Hacker News new | ask | show | jobs
by smeggysmeg 39 days ago
I moved to a Fairphone 6 with /e/OS a few weeks ago. I can do everything I need to, everything I want to, and with more control over my digital footprint and what data is being collected about me. I've completely moved off Google services.

The OS experience is pretty impressive for not being made by an evil megacorp. The hardware is fairly midrange, but midrange today is last year's top end, and unless you're some expert photographer or needing phone VR or whatever, it's a great, normal smartphone experience.

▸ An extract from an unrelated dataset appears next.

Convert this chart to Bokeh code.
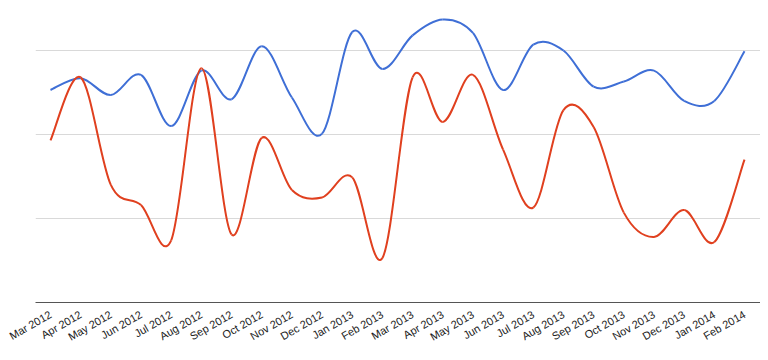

I'm donating to the open source devs who make my apps, and they respond when I ask for useful features instead of always enshittifying it. For the corpo apps, it pulls from Google Play.

1 comments

/e/ OS lied about the security and how "degoogled" the phone really is because it sends data to Google for MicroG
Only to the extent you use Micro-G, and Micro-G mitigates a large portion of the Google data harvesting. The built in App Lounge does not require a Google login to pull downloads from the Play Store, so it's possible to remain entirely anonymous to Google.
It's not, it starts sending all kinds of information to Google from the very first time you unlock the phone: https://www.kuketz-blog.de/e-datenschutzfreundlich-bedeutet-...

They also run proprietary Google blobs in a privileged process to pass basic Play Integrity and give certain Google apps higher privileges than the normal Android sandbox.

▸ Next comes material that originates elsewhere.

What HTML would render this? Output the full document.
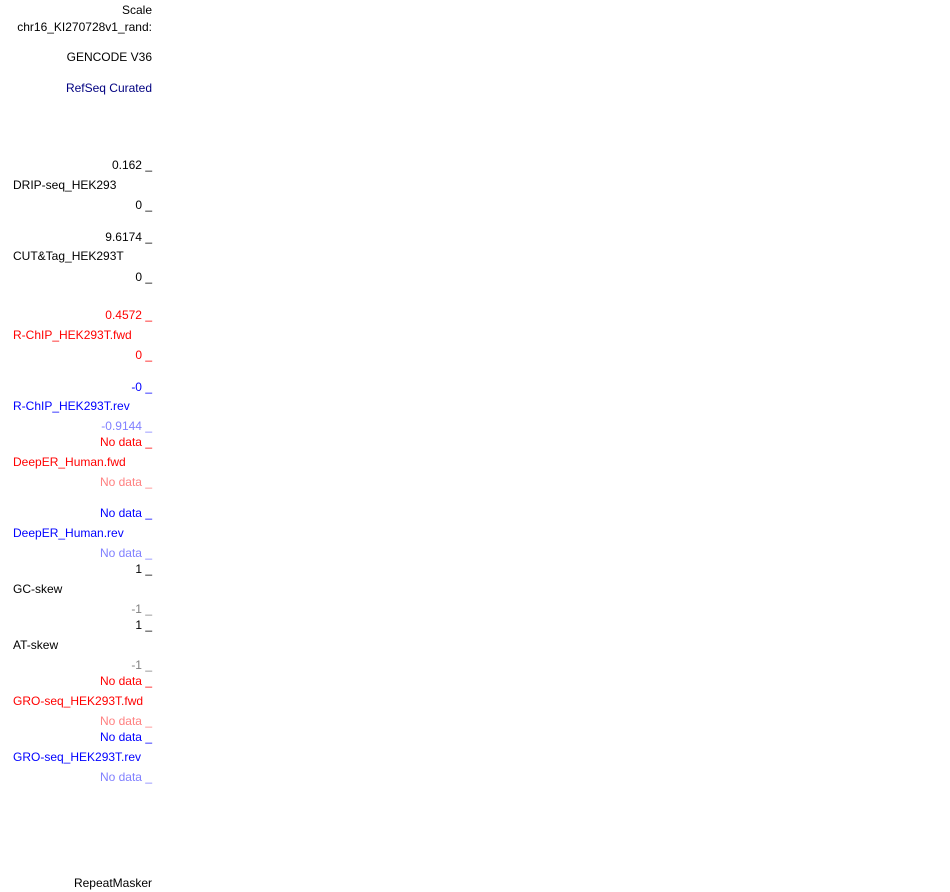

Aside from Google, Fairphone 6 (both the stock OS and /e/OS) ship with proprietary, Chinese TCL blobs for image processing (most likely also privileged).

Besides that, /e/OS often uses way outdated Linux kernel versions and firmware bundles with many known CVEs and old major Android versions, having many unfixed vulnerabilities that are not marked high/critical (ASBs only give you high/critical fixes).

Fairphone does not have a secure enclave, only TrustZone. So, secrets can be extracted using frequently-found side-channel accounts. The lack of a secure enclave + the many available CVEs, it will probably fail within seconds when using data extraction tools like Cellebrite, even when the phone is locked. So better not bring your phone to demonstrations or border crossings.

But hey, it doesn't matter, because Murena's CEO says security hardening is only for spies and pedophiles.